I'm trying to understand what happens when I store a pointer of different data type into char pointer. I understand everything except why these two lines:

…
char *cc;
long l;
…
cc = &l;
printf("\nc: %ld, cc: %u", *cc, cc);

are printing this:

c: 4294967211, cc: 591272048

instead of this->

c: 171 (0xAB), cc: 591272048?

Code:

#include <stdio.h>    
int main()
{
  char c = 65, *cc;
  int i = 0x12345678;
  long l = 0x12345AB;
  float f = 3.14;

  cc = &c;
  printf("c: %c, cc: %u", *cc, cc);
  cc = &i;
  printf("\nc: %d, cc: %u", *cc, cc);
  cc = &l;
  printf("\nc: %ld, cc: %u", *cc, cc);
  cc = &f;
  printf("\nc: %f, cc: %u", *cc, cc);
}

Prints:

c: A, cc: 591272063
c: 120, cc: 591272056
c: 4294967211, cc: 591272048
c: 0.000000, cc: 4294967235

Solution

  • You are invoking Undefined Behaviour, and get... undefined results! This can happen if on your target architecture:

    • the char type is signed
    • the int type is 32 bits long
    • the long type is 64 bits long
    • endianness is little endian
    • negative numbers use 2's complement representation

    Then when executing

    cc = &l;
    printf("\nc: %ld, cc: %u", *cc, cc);
    

    *cc is the last byte of l and is 0xAB (or -85) it is promoted to the signed integer 0xFFFFFFAB. You already have a lot of unspecified behaviour until that point...

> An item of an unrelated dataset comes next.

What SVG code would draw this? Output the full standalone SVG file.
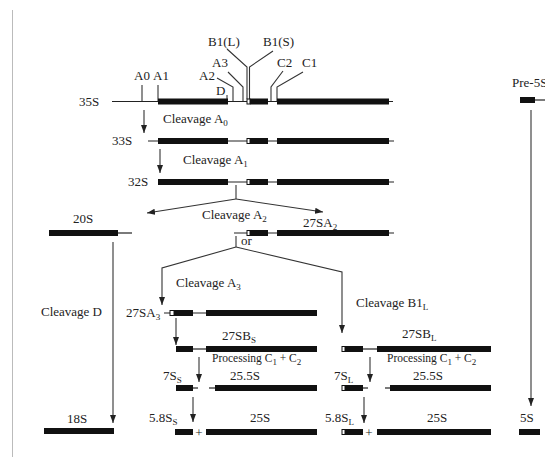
<svg xmlns="http://www.w3.org/2000/svg" width="545" height="457" viewBox="0 0 545 457">
<style>
text{font-family:"Liberation Serif","Times New Roman",serif;font-size:13px;fill:#222}
.s{font-size:9px}
.p{font-size:11.5px}
.bar{fill:#111}
.box{fill:#fff;stroke:#111;stroke-width:1}
.ln{stroke:#222;stroke-width:1.2;fill:none}
.c{stroke:#333;stroke-width:1.1;fill:none}
.ca{stroke:#333;stroke-width:1.1;fill:none;marker-end:url(#ah)}
</style>
<defs>
<marker id="ah" viewBox="0 0 8 8" refX="8" refY="4" markerWidth="8" markerHeight="8" markerUnits="userSpaceOnUse" orient="auto">
<path d="M0,1 L8,4 L0,7 Z" fill="#222"/>
</marker>
</defs>
<rect width="545" height="457" fill="#fff"/>
<line x1="12.5" y1="10" x2="12.5" y2="457" stroke="#bbb" stroke-width="1"/>

<g id="sites">
<polyline class="c" points="142,101 142,85"/>
<polyline class="c" points="158,101 158,85"/>
<polyline class="c" points="227,101 227,95"/>
<polyline class="c" points="233,101 233,87 217,78"/>
<polyline class="c" points="243,101 243,87 228,72"/>
<polyline class="c" points="247,99 247,67 227,49"/>
<polyline class="c" points="249.5,99 249.5,67 273,51"/>
<polyline class="c" points="271,101 271,87 283,71"/>
<polyline class="c" points="277,101 277,87 303,72"/>
<text x="142" y="80" text-anchor="middle">A0</text>
<text x="161" y="80" text-anchor="middle">A1</text>
<text x="199" y="80">A2</text>
<text x="212" y="67">A3</text>
<text x="216" y="95">D</text>
<text x="208" y="46">B1(L)</text>
<text x="263" y="46">B1(S)</text>
<text x="277" y="67">C2</text>
<text x="302" y="67">C1</text>
</g>

<g id="n35S">
<text x="79" y="106">35S</text>
<line class="ln" x1="112" y1="101.5" x2="393" y2="101.5"/>
<rect class="bar" x="158" y="98.5" width="70" height="6"/>
<rect class="box" x="247" y="99" width="3" height="5"/>
<rect class="bar" x="250" y="98.5" width="18" height="6"/>
<rect class="bar" x="277" y="98.5" width="112" height="6"/>
</g>

<g id="n33S">
<text x="112" y="145">33S</text>
<line class="ln" x1="148" y1="141" x2="394" y2="141"/>
<rect class="bar" x="158" y="138" width="70" height="6"/>
<rect class="box" x="247" y="138.5" width="3" height="5"/>
<rect class="bar" x="250" y="138" width="18" height="6"/>
<rect class="bar" x="277" y="138" width="112" height="6"/>
</g>

<g id="n32S">
<text x="128" y="186">32S</text>
<line class="ln" x1="228" y1="182" x2="394" y2="182"/>
<rect class="bar" x="158" y="179" width="70" height="6"/>
<rect class="box" x="247" y="179.5" width="3" height="5"/>
<rect class="bar" x="250" y="179" width="18" height="6"/>
<rect class="bar" x="277" y="179" width="112" height="6"/>
</g>

<g id="n20S">
<text x="73" y="223">20S</text>
<line class="ln" x1="118" y1="233" x2="132" y2="233"/>
<rect class="bar" x="49" y="230" width="69" height="6"/>
</g>

<g id="n27SA2">
<text x="303" y="227">27SA<tspan class="s" dy="3">2</tspan></text>
<line class="ln" x1="234" y1="233" x2="394" y2="233"/>
<rect class="box" x="247" y="230.5" width="3" height="5"/>
<rect class="bar" x="250" y="230" width="18" height="6"/>
<rect class="bar" x="277" y="230" width="112" height="6"/>
</g>

<g id="n27SA3">
<text x="126" y="317">27SA<tspan class="s" dy="3">3</tspan></text>
<line class="ln" x1="164" y1="313" x2="206" y2="313"/>
<rect class="box" x="170" y="310.5" width="4" height="5"/>
<rect class="bar" x="174" y="310" width="19" height="6"/>
<rect class="bar" x="206" y="310" width="111" height="6"/>
</g>

<g id="n27SBS">
<text x="222" y="340">27SB<tspan class="s" dy="3">S</tspan></text>
<line class="ln" x1="193" y1="349" x2="206" y2="349"/>
<rect class="bar" x="176" y="346" width="17" height="6"/>
<rect class="bar" x="206" y="346" width="111" height="6"/>
<text class="p" x="212" y="362">Processing C<tspan class="s" dy="3">1</tspan><tspan dy="-3"> + C</tspan><tspan class="s" dy="3">2</tspan></text>
</g>

<g id="n7SS">
<text x="163" y="380">7S<tspan class="s" dy="3">S</tspan></text>
<text x="230" y="380">25.5S</text>
<line class="ln" x1="193" y1="388" x2="198" y2="388"/>
<line class="ln" x1="209" y1="388" x2="215" y2="388"/>
<rect class="bar" x="176" y="385" width="17" height="6"/>
<rect class="bar" x="215" y="385" width="102" height="6"/>
</g>

<g id="n58SS">
<text x="149" y="422">5.8S<tspan class="s" dy="3">S</tspan></text>
<text x="250" y="422">25S</text>
<rect class="bar" x="175" y="429" width="18" height="6"/>
<text x="199" y="437" text-anchor="middle">+</text>
<rect class="bar" x="206" y="429" width="111" height="6"/>
</g>

<g id="n18S">
<text x="67" y="423">18S</text>
<rect class="bar" x="44" y="428" width="70" height="6"/>
</g>

<g id="n27SBL">
<text x="402" y="338">27SB<tspan class="s" dy="3">L</tspan></text>
<line class="ln" x1="363" y1="349" x2="377" y2="349"/>
<rect class="box" x="342" y="346.5" width="3" height="5"/>
<rect class="bar" x="345" y="346" width="18" height="6"/>
<rect class="bar" x="377" y="346" width="114" height="6"/>
<text class="p" x="387" y="362">Processing C<tspan class="s" dy="3">1</tspan><tspan dy="-3"> + C</tspan><tspan class="s" dy="3">2</tspan></text>
</g>

<g id="n7SL">
<text x="334" y="380">7S<tspan class="s" dy="3">L</tspan></text>
<text x="413" y="380">25.5S</text>
<line class="ln" x1="363" y1="388" x2="368" y2="388"/>
<line class="ln" x1="385" y1="388" x2="390" y2="388"/>
<rect class="box" x="342" y="385.5" width="3" height="5"/>
<rect class="bar" x="345" y="385" width="18" height="6"/>
<rect class="bar" x="390" y="385" width="101" height="6"/>
</g>

<g id="n58SL">
<text x="325" y="422">5.8S<tspan class="s" dy="3">L</tspan></text>
<text x="427" y="422">25S</text>
<rect class="box" x="342" y="429.5" width="3" height="5"/>
<rect class="bar" x="345" y="429" width="18" height="6"/>
<text x="369" y="437" text-anchor="middle">+</text>
<rect class="bar" x="377" y="429" width="114" height="6"/>
</g>

<g id="nPre5S">
<text x="512" y="87">Pre-5S</text>
<rect class="bar" x="520" y="97" width="15" height="6"/>
<line class="ln" x1="535" y1="100" x2="545" y2="100"/>
</g>

<g id="n5S">
<text x="520" y="422">5S</text>
<rect class="bar" x="519" y="429" width="21" height="6"/>
</g>

<g id="connectors">
<line class="ca" x1="144" y1="110" x2="144" y2="133"/>
<text x="163" y="123">Cleavage A<tspan class="s" dy="3">0</tspan></text>
<line class="ca" x1="160" y1="149" x2="160" y2="173"/>
<text x="183" y="164">Cleavage A<tspan class="s" dy="3">1</tspan></text>
<line class="c" x1="236" y1="185" x2="236" y2="199"/>
<line class="ca" x1="236" y1="199" x2="147" y2="213"/>
<line class="ca" x1="236" y1="199" x2="323" y2="212"/>
<text x="202" y="219">Cleavage A<tspan class="s" dy="3">2</tspan></text>
<line class="c" x1="236" y1="236" x2="236" y2="247"/>
<text x="241" y="245">or</text>
<polyline class="ca" points="236,247 162,268 162,305"/>
<polyline class="ca" points="236,247 342,272 342,333"/>
<text x="176" y="287">Cleavage A<tspan class="s" dy="3">3</tspan></text>
<text x="356" y="307">Cleavage B1<tspan class="s" dy="3">L</tspan></text>
<line class="ca" x1="113" y1="242" x2="113" y2="423"/>
<text x="41" y="316">Cleavage D</text>
<line class="ca" x1="176" y1="318" x2="176" y2="345"/>
<line class="ca" x1="199" y1="357" x2="199" y2="382"/>
<line class="ca" x1="193" y1="397" x2="193" y2="422"/>
<line class="ca" x1="370" y1="357" x2="370" y2="382"/>
<line class="ca" x1="364" y1="397" x2="364" y2="423"/>
<line class="ca" x1="531" y1="110" x2="531" y2="406"/>
</g>
</svg>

    But when you use %ld in printf, the program tries to read a little endian long when you only passed a char value which was promoted to int. The 32 highest order bits happen to be 0 here but that part is UB and anything could happen. But as a long, 0xFFFFFFAB is indeed 4 294 967 211

    But as you invoked UB, you cannot rely on that...

    TL/DR: your code invokes Undefined Behaviour and result could be anything.